Coronavirus: should we keep calm and carry on? | Letters

Readers are pragmatic in the face of growing panic over the spread of Covid-19

Simon Jenkins gives a list of “scares” that have not reached the predicted body count (Let them wash your hands, but not your brain, Journal, 7 March). He does not discuss HIV/Aids and the 1918 flu epidemic, which had devastating consequences. All the medical experts he speaks to are “calm”. Yet the World Health Organization is demanding immediate dramatic action. It cites the actual experience of China moving from 40 cases on 1 January to 3,000 a day in February. Its government was only able to limit this spread by the imposition of a quite astonishing level of social control, including closing all schools and universities, the strict quarantining of whole populations and the use of mass surveillance to track those infected.
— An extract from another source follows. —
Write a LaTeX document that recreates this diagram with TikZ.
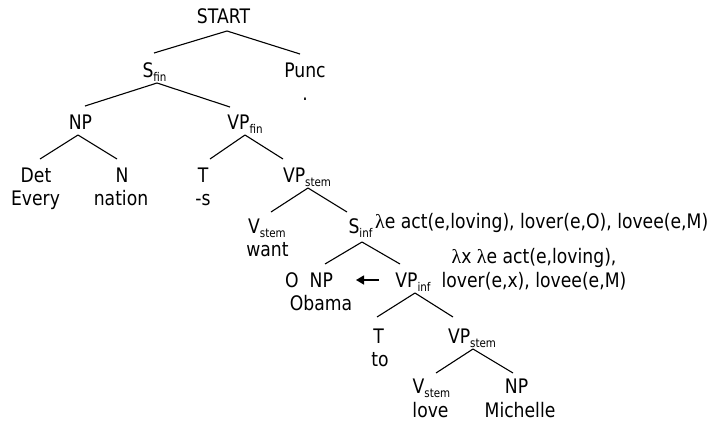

As the WHO says, this is not a drill and the “carry on as normal” approach is inviting catastrophe.
Prof Greg Philo
Glasgow University

• Re Simon Jenkins’ article, both awareness and balance are possible. Every day, newspapers and websites are filled with pictures of people wearing unnecessary face masks on our city streets (The essential guide: What do we know? How should we react?, 7 March). If even some of these images were replaced by pictures of people washing their hands, as the World Health Organization recommends, the message about hand hygiene might reach more people around the world. This message is both simple and life-saving, and it bears infinite repeating.